• Exercise details: Identify the lines that contain the string "chart" and report only how many there are.

• Raw data:

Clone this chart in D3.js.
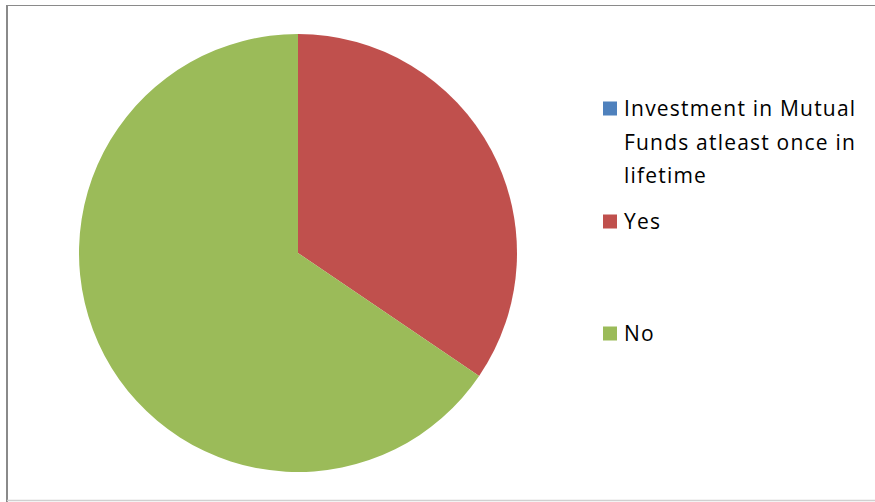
<!DOCTYPE html>
<html>
<head>
<meta charset="utf-8">
<script src="https://cdn.jsdelivr.net/npm/d3@7"></script>
<style>
  html, body { margin: 0; padding: 0; background: #fff; }
  svg { display: block; }
</style>
</head>
<body>
<svg id="chart"></svg>
<script>
'use strict';

// legend entries, in order (the header row shows up as a zero slice)
const labels = ['Investment in Mutual Funds atleast once in lifetime', 'Yes', 'No'];
const legendLines = [['Investment in Mutual', 'Funds atleast once in', 'lifetime'], ['Yes'], ['No']];
const values = [0, 34.5, 65.5];
const colors = ['#4F81BD', '#C0504D', '#9BBB59'];

(function() {
  const width = 875;
  const height = 502;
  const cx = 298, cy = 253, radius = 219;

  const svg = d3.select('#chart')
    .attr('width', width)
    .attr('height', height);

  // frame of the chart area
  svg.append('line').attr('x1', 6).attr('x2', width).attr('y1', 5.5).attr('y2', 5.5)
    .attr('stroke', '#8a8a8a').attr('stroke-width', 1.2);
  svg.append('line').attr('x1', 7).attr('x2', 7).attr('y1', 5).attr('y2', height)
    .attr('stroke', '#8a8a8a').attr('stroke-width', 2);
  svg.append('line').attr('x1', 7).attr('x2', width).attr('y1', 500.5).attr('y2', 500.5)
    .attr('stroke', '#d0d0d0').attr('stroke-width', 1.5);

  const pie = d3.pie().sort(null).value(d => d);
  const arc = d3.arc().innerRadius(0).outerRadius(radius);

  const color = d3.scaleOrdinal().domain(labels).range(colors);

  svg.append('g')
    .attr('transform', `translate(${cx}, ${cy})`)
    .selectAll('path')
    .data(pie(values))
    .enter()
    .append('path')
      .attr('d', arc)
      .attr('fill', (d, i) => color(labels[i]));

  // legend
  const legendY = [108.5, 221.5, 333.5];
  const lineStep = 33.5;
  const legend = svg.append('g');

  legendLines.forEach((lines, i) => {
    legend.append('rect')
      .attr('x', 603)
      .attr('y', legendY[i] - 7)
      .attr('width', 14)
      .attr('height', 14)
      .attr('fill', color(labels[i]));

    lines.forEach((t, j) => {
      legend.append('text')
        .attr('x', 624)
        .attr('y', legendY[i] + j * lineStep)
        .attr('dy', '0.36em')
        .attr('font-family', '"Open Sans", sans-serif')
        .attr('font-size', 21)
        .attr('letter-spacing', 1.2)
        .attr('fill', '#000')
        .text(t);
    });
  });
})();
</script>
</body>
</html>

• Solution to this exercise: 4